White-tailed deer are considered a keystone species, known for affecting other organisms in an ecosystem. They are browsers, meaning they eat all forms of plant material including seedlings, leaves, buds, flowers, fruit, bark, young trees and branches. Without the presence of keystone predators, like mountain lions, wolves, and black bears, the uncontrolled overpopulation of deer threatens the natural environment by reducing the diversity of plant life. When left unchecked the forest becomes over-browsed of favorite deer species, such as oak trees, changing the composition of the forest for park patrons to enjoy now and into the future.
The hunters are allowed to keep the meat or donate it to food banks. We encourage hunters who harvest more deer than they can use to consider donating the venison to the non-profit Farmers & Hunters Feeding the Hungry. On average the Cincinnati Parks Deer Management program provides for 10,000 meals annually through these donations.

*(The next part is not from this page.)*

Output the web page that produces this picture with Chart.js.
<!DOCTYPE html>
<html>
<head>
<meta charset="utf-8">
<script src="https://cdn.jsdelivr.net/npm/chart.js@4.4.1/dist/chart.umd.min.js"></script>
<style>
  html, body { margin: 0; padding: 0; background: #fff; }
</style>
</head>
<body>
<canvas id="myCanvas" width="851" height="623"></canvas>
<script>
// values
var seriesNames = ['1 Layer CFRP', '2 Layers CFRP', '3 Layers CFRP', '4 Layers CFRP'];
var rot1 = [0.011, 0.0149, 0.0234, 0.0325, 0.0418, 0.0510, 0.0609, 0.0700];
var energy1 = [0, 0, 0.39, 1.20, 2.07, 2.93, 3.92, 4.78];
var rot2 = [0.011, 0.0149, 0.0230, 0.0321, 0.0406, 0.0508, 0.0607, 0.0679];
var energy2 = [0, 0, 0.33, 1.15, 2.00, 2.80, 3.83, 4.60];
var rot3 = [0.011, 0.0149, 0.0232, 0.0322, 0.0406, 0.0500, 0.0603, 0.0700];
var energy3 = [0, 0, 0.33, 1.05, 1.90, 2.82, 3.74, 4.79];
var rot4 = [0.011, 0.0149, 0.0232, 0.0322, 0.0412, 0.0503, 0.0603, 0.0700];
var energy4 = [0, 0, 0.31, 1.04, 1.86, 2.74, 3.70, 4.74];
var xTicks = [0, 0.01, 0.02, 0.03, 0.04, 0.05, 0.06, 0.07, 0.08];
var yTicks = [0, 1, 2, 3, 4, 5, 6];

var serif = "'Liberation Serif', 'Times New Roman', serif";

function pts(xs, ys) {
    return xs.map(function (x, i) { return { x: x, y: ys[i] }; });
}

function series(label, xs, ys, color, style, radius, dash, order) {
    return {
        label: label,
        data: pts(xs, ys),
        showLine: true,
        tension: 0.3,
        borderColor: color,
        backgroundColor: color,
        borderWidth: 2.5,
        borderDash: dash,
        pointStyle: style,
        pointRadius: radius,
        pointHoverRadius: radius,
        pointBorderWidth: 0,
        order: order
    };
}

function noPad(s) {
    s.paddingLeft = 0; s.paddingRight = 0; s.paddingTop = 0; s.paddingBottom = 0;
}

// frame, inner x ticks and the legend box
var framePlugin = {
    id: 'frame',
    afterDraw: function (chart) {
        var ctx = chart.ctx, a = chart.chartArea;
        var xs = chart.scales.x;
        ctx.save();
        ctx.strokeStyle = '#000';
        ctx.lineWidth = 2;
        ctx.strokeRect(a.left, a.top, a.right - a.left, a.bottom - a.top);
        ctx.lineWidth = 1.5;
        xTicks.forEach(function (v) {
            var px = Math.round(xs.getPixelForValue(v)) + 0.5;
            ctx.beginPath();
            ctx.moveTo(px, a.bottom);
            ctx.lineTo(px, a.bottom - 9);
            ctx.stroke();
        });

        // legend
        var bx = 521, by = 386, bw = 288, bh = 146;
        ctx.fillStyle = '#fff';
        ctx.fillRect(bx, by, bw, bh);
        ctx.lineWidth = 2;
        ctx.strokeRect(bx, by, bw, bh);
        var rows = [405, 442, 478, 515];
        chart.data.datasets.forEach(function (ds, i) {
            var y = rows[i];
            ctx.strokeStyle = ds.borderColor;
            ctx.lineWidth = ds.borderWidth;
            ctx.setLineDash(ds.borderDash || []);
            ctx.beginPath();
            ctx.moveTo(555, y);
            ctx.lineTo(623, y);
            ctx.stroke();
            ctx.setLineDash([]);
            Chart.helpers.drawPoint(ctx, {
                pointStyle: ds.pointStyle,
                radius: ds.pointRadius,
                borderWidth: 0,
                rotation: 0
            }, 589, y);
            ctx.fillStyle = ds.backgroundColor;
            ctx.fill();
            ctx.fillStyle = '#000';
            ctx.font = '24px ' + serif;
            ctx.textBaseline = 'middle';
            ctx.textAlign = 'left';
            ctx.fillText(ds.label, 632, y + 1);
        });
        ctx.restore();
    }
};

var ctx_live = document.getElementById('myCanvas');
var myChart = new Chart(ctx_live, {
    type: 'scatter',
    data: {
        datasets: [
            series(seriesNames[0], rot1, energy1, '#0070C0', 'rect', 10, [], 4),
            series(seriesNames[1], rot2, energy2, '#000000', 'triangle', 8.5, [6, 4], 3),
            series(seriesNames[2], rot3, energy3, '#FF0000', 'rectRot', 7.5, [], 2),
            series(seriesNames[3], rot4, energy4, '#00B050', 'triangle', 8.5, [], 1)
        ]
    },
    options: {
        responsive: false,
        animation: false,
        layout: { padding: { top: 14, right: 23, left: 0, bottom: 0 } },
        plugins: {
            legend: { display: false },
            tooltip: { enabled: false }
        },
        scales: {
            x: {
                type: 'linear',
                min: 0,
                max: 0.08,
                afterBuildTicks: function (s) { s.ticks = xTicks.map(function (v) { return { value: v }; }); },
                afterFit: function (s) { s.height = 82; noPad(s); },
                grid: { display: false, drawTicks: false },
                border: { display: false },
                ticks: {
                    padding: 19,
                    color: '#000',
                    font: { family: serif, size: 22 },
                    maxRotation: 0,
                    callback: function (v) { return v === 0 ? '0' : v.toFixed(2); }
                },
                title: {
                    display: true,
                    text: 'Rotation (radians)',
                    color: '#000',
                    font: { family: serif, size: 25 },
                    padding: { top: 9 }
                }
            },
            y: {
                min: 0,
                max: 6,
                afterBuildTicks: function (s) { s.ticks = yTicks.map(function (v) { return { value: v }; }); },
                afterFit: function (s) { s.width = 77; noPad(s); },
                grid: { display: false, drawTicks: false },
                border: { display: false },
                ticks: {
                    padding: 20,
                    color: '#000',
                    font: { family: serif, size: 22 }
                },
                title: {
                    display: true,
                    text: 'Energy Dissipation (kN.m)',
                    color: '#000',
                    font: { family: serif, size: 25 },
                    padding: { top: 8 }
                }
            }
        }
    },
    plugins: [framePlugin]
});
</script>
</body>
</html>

We work to get the best and most accurate hunters in an effort to reduce the chances of a wounded deer not being claimed or wandering onto a neighbor’s property. However, even with the best hunters, there is still a chance of a deer dying on private property. Hunters are not allowed to enter private property without permission of the property owner. If a hunter requests permission to enter your property to track or retrieve a deer it is our hope that the property owner will allow this. Any problems can be reported to your local police department or Natural Resource Management office 513-861-9070 from Monday to Friday 9am – 4pm.